I was working with an algorithm today that I discovered had a bug that caused it to run for an unacceptable amount of time, hogging a lot of system resources in the process. Whenever I find a bug in a piece of code I'm working on, I write a failing unit test for it that defines the correct behavior. For this algorithm, I needed to define what an "acceptable amount of time" was in the test, and then test for that level of performance so that the test results were consistent across multiple computers with possibly differing resource loads and load fluctuations. I also needed to ensure that the test would fail as quickly as possible in the event that the algorithm did not perform as desired.

The method containing the algorithm takes a string parameter such as "1-4, 23, 50-52", specified as user input and representing a range of numbers. It then generates an array of numbers; for the string previously mentioned, the array would contain the numbers 1, 2, 3, 4, 23, 50, 51, and 52. The method also takes an optional parameter for the maximum amount of numbers that would be acceptable for it to generate, since generating an array containing all numbers for a range string like "1-9999999999999" would send the generating system into epileptic fits, complete with bus lines frothing. As you may have guessed, this was where the problem was: The method in question generated all of the numbers in the specified range string, and then it checked to see if the amount of numbers generated exceeded the specified maximum.

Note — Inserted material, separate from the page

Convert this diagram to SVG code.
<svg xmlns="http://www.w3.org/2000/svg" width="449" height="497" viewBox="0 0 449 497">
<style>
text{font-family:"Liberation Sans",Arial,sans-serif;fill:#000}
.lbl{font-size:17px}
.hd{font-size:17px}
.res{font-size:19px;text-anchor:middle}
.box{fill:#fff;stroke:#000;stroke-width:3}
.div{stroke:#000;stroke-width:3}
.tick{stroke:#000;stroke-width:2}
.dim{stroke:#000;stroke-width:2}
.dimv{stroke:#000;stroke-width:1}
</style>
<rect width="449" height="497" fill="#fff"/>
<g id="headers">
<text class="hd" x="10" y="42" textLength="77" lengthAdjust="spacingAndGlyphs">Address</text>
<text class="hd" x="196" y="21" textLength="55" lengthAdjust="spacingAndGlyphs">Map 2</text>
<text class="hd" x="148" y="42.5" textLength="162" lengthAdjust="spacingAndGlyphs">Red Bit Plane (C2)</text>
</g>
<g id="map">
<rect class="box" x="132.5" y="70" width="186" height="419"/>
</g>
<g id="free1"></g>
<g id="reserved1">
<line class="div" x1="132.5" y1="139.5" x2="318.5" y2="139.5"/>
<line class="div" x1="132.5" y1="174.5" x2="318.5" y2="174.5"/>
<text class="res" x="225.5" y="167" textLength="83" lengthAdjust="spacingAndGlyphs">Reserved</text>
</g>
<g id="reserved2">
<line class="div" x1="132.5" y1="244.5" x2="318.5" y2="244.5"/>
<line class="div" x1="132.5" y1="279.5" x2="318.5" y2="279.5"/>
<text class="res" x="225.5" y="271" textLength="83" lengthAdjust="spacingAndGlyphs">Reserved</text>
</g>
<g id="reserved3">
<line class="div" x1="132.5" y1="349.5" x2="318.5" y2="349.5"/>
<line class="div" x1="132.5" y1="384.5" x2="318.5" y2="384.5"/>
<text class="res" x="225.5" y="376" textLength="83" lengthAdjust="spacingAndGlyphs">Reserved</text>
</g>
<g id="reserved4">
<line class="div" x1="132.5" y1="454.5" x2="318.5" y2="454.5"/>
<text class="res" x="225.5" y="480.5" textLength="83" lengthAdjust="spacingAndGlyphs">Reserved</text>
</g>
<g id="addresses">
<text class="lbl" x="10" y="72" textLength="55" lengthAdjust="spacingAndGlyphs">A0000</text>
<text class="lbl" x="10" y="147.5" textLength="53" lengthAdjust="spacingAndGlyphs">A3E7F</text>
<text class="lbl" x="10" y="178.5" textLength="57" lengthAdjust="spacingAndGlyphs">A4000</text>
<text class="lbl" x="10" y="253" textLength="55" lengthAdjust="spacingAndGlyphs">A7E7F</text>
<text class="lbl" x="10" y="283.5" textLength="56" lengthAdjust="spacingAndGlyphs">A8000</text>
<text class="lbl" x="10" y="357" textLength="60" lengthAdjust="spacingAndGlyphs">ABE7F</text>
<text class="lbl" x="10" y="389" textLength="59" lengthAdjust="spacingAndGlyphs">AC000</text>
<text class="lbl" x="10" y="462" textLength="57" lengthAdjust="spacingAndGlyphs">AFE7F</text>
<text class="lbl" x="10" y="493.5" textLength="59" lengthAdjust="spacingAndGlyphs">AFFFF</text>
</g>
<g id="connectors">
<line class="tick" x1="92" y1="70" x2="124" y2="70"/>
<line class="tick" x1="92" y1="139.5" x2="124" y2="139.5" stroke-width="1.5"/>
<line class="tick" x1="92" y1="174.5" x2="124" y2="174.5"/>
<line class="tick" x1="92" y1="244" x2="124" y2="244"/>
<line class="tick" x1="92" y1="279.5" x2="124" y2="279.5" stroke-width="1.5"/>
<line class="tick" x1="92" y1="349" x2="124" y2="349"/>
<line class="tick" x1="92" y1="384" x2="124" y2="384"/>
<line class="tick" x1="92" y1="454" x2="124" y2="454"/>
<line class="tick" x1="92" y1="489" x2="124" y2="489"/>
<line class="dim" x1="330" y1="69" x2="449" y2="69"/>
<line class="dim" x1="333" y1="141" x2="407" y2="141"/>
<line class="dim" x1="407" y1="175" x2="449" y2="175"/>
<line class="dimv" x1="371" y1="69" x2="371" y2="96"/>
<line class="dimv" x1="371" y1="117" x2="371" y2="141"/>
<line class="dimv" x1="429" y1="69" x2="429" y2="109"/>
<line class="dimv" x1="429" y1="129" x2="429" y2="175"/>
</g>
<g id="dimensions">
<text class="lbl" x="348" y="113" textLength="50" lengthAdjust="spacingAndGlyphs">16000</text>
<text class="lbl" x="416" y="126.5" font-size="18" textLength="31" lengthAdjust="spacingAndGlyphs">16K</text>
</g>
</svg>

I needed to define an acceptable response time for a given maximum size of the generated array of numbers for my test. It seems to me that it should take the same amount of time for the algorithm to complete with a range for 10 numbers with a maximum resulting array size of 5 as it does with a range for 10 million, billion, or squigillion numbers with the same result size. Basically, when the algorithm determines that the given range will exceed the maximum, it should end. The challenge here is that different computers will have different timings to reach the maximum, so a reasonably-accurate system-specific timing expectation needed to be calculated.

For this purpose, I wrote a method that determines the range of acceptable response times for the algorithm, given a desired number count, maximum result size, and the number of sample timings to make, since timings will differ slightly from one invocation to another.

def acceptable_timing(number_count, result_size_limit, sample_count=10)
  timings = []
  
  sample_count.times do 
    generator = NumberGenerator.new("1-#{number_count}", result_size_limit)
    start_time = DateTime.now
    generator.numbers
    end_time = DateTime.now
    timings << end_time - start_time
  end
  
  0.0..average(timings) + standard_deviation(timings)
end

The next challenge was testing the numbers method with a range string that represents a large set of numbers, but using the same result_size_limit that was used in the call to acceptable_timing. I decided that a range of 9999999 numbers was sufficiently large to determine that the timing was acceptable; after all, it should take the same amount of time with the same result size limit as if I were to use 100 numbers, right? However, the problem with using a set of 9999999 numbers is that, with the bug, the test will hang for an extremely long time and hog a lot of system resources. We want our tests to fail as fast as possible, and give a useful error message if and when that failure occurs.

To ensure that the test fails fast, I decided to launch a separate thread to call the method under test so that I can stop it as soon as it's determined that it's taking longer than the acceptable amount of time to return.

def completes_within?(threshold, &block)
  start_time = DateTime.now
  thread = Thread.new &block
  while true
    if !threshold.include?(DateTime.now - start_time)
      thread.kill
      return false
    end
    return true if thread.stop?
  end
ensure
  thread.join
end
And finally, the test:
def test_numbers_fails_fast_when_result_size_limit_exceeded
  range_size = 9999999
  result_size_limit = 5
  generator = NumberGenerator.new("1-#{range_size}", result_size_limit)

  acceptable_amount_of_time = acceptable_timing(100, result_size_limit)

  assert_equal true, \
    completes_within?(acceptable_amount_of_time) { generator.numbers }, \
    "Exceeded acceptable time to determine that range of #{range_size} " + \
    "numbers exceeds limit of #{result_size_limit}"
end

I considered using a range size smaller than 9999999 to avoid the threading and make the solution simpler. My reasoning for not doing that is, if I were to pick a smaller number, it would still have to be sufficiently larger than the range size I used to determine the acceptable amount of time for the method under test to return. The larger range size gives me confidence that a failed timing is not just because of a resource spike on the computer running the test, at least if the test is supposed to fail. If I have to pick a large number anyways, it's going to take the test longer to fail, thus violating the idea of fail-fast testing. Therefore, I might as well just abort the method as soon as I know it's going to take too long.

To further improve the reliability of this test, the completes_within? method could be called multiple times and, if a success is ever achieved, the test passes. However, this would make the test run longer, so the choice of whether to use it or not should depend on the variation in resource load that is expected amongst the computers that will be running the tests. If the tests are running on a dedicated machine, this technique probably wouldn't be needed.

In order to gain 100% confidence that there will be no false negatives in the test results, the structure of the code could be modified so that it can be determined whether the algorithm is considering the result limit while it generates the numbers, or afterwards, as in the case of the buggy version of the algorithm. The tradeoff here is that a certain amount of the algorithm logic must be externalized so that the necessary assertions can be set up in the test. This makes the algorithm itself less adaptable to change, as some changes could make the test fail inappropriately, since not only would the results be getting tested, but also the way in which the algorithm works.